A prosecutor has ordered the arrest of five soldiers for allegedly killing two merchants in northern Colombia and reporting that the deaths occurred in combat, judicial officials in the Caribbean city of Barranquilla said.
The prosecutor’s move on Wednesday reversed a ruling in favor of the soldiers that had been made by a military court.
The Barranquilla unit of the Attorney General’s Office said the five soldiers originally appeared before a military court in the northern city of Santa Marta, the capital of Magdalena province, but the panel refused to prosecute them in January 2006.

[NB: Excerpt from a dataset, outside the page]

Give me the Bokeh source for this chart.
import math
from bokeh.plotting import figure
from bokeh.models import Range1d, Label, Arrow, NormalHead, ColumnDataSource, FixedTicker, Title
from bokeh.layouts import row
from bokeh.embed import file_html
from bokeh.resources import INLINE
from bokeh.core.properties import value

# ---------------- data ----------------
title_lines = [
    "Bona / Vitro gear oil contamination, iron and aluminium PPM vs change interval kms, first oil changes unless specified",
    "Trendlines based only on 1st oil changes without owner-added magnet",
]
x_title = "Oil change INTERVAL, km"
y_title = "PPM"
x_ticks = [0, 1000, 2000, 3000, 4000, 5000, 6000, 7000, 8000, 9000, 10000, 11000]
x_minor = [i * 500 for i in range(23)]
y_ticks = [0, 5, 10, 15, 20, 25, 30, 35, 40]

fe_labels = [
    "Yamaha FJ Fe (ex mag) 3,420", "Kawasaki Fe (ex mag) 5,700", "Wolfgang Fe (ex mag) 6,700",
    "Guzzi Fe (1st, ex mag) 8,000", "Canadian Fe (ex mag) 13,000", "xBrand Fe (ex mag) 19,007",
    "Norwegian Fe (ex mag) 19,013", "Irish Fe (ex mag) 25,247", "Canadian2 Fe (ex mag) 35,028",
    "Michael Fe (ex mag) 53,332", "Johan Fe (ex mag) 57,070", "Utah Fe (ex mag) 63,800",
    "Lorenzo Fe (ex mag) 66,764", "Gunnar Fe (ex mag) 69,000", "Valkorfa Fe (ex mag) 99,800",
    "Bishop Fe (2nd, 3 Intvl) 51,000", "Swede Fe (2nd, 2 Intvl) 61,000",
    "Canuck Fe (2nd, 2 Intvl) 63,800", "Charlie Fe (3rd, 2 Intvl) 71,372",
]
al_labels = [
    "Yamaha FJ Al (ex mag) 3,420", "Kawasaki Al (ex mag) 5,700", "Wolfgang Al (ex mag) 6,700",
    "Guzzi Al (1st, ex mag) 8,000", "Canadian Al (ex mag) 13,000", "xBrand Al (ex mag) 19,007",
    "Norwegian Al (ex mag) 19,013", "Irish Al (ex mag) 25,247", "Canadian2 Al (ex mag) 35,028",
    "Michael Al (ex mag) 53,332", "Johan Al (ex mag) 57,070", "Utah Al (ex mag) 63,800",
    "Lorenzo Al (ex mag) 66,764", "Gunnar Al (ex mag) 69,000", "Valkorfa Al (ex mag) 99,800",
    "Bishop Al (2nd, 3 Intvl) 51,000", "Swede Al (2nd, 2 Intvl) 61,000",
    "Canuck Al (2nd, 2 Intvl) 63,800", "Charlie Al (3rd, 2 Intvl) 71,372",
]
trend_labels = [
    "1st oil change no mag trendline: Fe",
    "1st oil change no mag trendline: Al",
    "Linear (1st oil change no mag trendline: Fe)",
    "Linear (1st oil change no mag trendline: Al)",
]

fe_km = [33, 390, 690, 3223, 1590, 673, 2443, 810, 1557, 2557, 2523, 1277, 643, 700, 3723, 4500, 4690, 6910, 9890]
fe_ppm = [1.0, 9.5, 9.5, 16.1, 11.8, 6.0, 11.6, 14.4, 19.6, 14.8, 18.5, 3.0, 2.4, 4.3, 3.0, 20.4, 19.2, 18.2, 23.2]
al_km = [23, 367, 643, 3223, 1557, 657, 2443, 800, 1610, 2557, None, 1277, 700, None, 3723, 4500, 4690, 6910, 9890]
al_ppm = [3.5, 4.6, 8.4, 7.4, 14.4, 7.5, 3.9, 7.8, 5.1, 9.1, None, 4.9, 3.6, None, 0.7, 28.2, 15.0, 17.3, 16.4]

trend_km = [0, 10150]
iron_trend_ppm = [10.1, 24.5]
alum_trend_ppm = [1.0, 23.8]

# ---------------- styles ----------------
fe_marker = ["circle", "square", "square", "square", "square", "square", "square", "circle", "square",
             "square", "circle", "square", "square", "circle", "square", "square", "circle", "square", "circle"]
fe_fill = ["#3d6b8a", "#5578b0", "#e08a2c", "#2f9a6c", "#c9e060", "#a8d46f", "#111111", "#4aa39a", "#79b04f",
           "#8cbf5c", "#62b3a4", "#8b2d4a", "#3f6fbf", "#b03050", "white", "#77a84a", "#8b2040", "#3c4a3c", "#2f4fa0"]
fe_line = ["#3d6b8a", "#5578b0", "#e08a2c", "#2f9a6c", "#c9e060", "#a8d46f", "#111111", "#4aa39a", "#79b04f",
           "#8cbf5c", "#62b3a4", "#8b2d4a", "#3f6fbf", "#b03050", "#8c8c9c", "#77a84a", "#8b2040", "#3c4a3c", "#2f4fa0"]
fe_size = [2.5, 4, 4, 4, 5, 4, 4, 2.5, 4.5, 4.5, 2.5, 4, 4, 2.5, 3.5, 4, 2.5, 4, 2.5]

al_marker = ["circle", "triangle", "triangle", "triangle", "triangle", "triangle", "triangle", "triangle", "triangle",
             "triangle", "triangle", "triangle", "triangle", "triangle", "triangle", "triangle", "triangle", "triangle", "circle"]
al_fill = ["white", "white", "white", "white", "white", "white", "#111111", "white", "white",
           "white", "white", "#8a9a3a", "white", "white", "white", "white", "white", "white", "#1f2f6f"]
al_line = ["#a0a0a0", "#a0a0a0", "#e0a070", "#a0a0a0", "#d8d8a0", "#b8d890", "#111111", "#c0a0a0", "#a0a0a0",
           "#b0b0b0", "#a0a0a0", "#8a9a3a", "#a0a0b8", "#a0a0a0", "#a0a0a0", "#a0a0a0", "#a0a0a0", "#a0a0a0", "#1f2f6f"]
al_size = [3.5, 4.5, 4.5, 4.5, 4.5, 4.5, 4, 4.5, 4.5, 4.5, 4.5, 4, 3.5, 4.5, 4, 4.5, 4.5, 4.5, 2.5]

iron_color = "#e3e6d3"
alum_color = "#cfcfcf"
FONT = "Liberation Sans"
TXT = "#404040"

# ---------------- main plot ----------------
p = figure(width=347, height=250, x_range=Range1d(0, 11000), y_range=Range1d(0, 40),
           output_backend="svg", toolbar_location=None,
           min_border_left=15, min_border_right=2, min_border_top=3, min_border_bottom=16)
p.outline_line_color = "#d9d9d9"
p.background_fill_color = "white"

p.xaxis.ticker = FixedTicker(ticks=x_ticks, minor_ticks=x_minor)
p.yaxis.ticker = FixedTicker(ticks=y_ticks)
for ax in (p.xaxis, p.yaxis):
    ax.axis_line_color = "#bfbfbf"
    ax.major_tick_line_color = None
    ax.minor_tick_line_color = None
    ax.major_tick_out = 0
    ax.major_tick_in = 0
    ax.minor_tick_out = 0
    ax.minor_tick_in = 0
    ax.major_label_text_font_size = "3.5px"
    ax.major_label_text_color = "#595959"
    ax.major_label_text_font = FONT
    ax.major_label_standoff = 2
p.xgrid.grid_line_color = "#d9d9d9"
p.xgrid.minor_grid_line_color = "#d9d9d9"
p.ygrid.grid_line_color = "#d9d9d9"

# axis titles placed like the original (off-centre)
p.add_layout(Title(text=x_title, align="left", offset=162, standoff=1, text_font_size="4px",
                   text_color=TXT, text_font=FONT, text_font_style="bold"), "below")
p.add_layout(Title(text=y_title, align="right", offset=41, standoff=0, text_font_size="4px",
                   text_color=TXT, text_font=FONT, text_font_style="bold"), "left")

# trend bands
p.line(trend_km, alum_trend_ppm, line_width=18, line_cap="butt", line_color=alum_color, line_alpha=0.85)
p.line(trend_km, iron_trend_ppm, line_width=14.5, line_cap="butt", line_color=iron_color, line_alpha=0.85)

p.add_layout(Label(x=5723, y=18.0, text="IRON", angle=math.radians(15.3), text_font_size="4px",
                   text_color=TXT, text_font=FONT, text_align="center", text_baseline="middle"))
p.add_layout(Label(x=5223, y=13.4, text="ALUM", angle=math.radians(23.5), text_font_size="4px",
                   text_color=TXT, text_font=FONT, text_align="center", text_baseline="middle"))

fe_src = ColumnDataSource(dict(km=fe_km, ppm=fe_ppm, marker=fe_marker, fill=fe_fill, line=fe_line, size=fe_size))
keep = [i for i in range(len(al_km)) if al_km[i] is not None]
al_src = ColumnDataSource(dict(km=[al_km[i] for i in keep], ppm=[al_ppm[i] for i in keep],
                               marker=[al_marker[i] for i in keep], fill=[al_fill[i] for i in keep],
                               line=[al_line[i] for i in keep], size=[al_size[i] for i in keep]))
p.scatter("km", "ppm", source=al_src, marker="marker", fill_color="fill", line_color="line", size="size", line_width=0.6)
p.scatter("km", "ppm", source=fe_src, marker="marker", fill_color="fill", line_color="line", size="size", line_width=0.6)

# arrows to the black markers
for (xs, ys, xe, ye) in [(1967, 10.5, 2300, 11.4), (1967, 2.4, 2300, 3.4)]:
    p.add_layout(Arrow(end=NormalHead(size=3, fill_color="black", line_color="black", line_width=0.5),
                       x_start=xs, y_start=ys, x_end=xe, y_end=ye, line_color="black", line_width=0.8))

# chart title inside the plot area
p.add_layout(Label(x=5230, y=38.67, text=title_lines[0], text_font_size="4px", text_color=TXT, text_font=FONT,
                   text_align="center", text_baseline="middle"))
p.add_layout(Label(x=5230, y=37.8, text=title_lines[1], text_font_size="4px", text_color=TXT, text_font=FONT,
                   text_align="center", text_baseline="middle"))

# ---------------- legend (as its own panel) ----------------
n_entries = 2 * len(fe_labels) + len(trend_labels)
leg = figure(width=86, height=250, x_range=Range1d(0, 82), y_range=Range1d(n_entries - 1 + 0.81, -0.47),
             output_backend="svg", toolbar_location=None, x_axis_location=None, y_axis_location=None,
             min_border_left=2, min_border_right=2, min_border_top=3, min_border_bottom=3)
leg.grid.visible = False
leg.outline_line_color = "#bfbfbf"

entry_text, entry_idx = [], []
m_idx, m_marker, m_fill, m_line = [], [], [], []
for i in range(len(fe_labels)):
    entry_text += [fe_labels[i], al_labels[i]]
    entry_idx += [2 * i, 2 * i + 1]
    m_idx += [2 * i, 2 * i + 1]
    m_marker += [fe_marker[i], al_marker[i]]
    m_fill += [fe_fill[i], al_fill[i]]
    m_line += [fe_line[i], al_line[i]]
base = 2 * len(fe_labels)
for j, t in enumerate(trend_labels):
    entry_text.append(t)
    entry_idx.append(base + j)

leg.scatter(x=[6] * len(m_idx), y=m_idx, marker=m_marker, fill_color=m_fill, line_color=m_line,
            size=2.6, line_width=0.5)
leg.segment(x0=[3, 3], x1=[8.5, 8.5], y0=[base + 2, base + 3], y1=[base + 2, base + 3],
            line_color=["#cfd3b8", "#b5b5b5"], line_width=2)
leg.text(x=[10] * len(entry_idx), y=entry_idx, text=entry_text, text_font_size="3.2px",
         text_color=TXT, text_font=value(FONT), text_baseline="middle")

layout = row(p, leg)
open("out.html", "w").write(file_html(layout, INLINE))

The suspects are a sergeant and four enlisted men from a battalion based in Magdalena, where they reported that two Revolutionary Armed Forces of Colombia, or FARC, guerrillas had been killed on July 28, 2001.
The soldiers said they killed the two men as they were “planting an explosive charge on a railway line owned by (mining company) Drummond.”
“The autopsies showed that the shots were not fired from a long distance, as the now subjects (of the arrest warrant) said, but were fired at point-blank range,” the AG’s office said.
Investigators found that the soldiers gave contradictory statements and determined that “the victims were merchants and owners of an investment company that provided loans,” the AG’s office said.
Extrajudicial executions of civilians by soldiers or police, who then report the victims as rebels killed in combat, are known in Colombia as “false positives.”
The phenomenon of extrajudicial executions came to light about three months ago with the discovery of mass graves at a cemetery in northeastern Colombia that held the remains of 20 people who had been reported by the military as “killed in combat.”
The remains were those of young people from Soacha who disappeared after receiving job offers. The case led to the uncovering of many similar incidents in other parts of the country.